Existing investors Bessemer Venture Partners and Susquehanna International Group (SIG) led the round with strategic participation also from Citi Ventures, a subsidiary of the investment banking Citigroup. As mentioned by TechCrunch, Citi is not just interested in tapping more into India’s tech ecosystem, but to leverage it for its own global growth, too.
Lentra plans to use the funding to continue updating its platform, add new features, and make it more robust and faster. The startup is also set to expand beyond India and establish its business outside the country, starting with three economies in Asia: Indonesia, the Philippines, and Vietnam. Post the initial expansion, the startup plans to go beyond Asia and enter the US.
The startup works with commercial banks to power their digital loan services. HDFC Bank, Federal Bank, Standard Chartered, and IDFC First Bank are some of its key customers. Overall, Lentra has more than 50 clients and has processed over 13 billion transactions and USD 21 billion worth of loans since its launch.
As banks want to lend more and to be more accessible to more potential borrowers, they are moving to digital platforms to help them scale and compete better against digital-first offerings. However, they don’t want to take on a load of bad debt in the process of scaling, so they need better tech to improve how they vet borrowers, and also to have a better grip on forecasting what they might expect to get in returns (and losses) as a result.

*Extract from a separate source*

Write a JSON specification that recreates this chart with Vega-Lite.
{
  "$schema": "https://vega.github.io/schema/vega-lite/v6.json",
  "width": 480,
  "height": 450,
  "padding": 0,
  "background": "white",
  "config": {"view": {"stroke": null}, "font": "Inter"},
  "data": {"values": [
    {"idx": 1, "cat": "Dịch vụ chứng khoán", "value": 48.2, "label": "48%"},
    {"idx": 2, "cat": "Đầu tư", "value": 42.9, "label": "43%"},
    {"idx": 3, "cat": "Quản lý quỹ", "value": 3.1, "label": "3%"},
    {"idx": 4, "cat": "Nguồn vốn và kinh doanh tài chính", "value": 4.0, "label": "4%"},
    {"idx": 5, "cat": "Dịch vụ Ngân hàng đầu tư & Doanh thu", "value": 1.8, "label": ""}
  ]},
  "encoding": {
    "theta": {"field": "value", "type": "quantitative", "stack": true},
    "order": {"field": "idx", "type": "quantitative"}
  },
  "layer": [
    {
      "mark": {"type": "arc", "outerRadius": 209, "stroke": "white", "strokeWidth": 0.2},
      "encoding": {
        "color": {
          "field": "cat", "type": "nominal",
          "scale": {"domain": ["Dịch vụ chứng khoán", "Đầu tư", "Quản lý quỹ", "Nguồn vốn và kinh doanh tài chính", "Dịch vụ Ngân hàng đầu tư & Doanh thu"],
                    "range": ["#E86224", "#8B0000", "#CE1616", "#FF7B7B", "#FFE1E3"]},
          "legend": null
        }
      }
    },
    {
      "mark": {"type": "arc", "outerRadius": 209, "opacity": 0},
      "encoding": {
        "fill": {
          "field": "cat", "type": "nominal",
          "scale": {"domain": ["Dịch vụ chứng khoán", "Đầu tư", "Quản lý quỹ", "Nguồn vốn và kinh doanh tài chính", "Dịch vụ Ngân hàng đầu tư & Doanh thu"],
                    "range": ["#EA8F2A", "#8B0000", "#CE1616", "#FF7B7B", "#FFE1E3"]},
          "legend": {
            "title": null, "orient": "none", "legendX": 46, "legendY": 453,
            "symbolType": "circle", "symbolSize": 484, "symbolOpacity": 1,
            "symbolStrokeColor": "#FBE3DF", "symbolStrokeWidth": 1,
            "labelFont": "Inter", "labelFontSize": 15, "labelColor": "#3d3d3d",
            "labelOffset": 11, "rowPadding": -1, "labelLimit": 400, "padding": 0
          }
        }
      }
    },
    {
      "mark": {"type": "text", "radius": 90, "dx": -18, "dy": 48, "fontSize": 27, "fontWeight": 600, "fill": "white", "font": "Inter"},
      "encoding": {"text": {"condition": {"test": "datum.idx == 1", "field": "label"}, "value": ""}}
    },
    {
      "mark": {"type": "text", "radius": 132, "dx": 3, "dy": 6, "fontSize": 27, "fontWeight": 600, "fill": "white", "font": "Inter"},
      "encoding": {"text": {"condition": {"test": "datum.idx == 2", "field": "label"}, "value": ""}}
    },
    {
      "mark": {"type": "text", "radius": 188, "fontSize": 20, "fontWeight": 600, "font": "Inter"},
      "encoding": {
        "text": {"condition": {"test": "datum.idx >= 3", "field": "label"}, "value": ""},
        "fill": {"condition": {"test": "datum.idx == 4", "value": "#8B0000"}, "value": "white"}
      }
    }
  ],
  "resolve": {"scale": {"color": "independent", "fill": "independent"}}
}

The four-year-old fintech helps them do this through a variety of loan tools: Lentra Lending Cloud, which gives ready-to-use third-party API connectors to various data sources, as well as a Loan Management System (LMS) and a no-code Business rules engine (BREx) with modules for clients to use out-of-the-box. The startup also has a platform called GoNoGo in its catalog that helps banks ascertain whether a loan should be given to a customer once they get their application.
Alongside improving the offering and expanding the business, Lentra has plans to acquire complementary businesses. The acquisition plans focus on three areas – robotic process automation, payment systems or solutions that are not regulated entities and teams working on statistical modeling or building heuristics models within statistics.
The startup currently has Mumbai as its number one market, followed by Delhi, Chennai, and Bengaluru. It has a team of 500 people that is aimed to grow to 800 to support the ongoing plans.
Lentra, which is profitable, has been growing at a very fast clip. In 2019, its first year of operations, it registered USD 1 million from its annual consumption rate – this term relates to the amount of revenue Lentra makes based on usage of its APIs. As of 2022, that figure is up to USD 10 million, and it is projected to hit USD 100 million in 2024.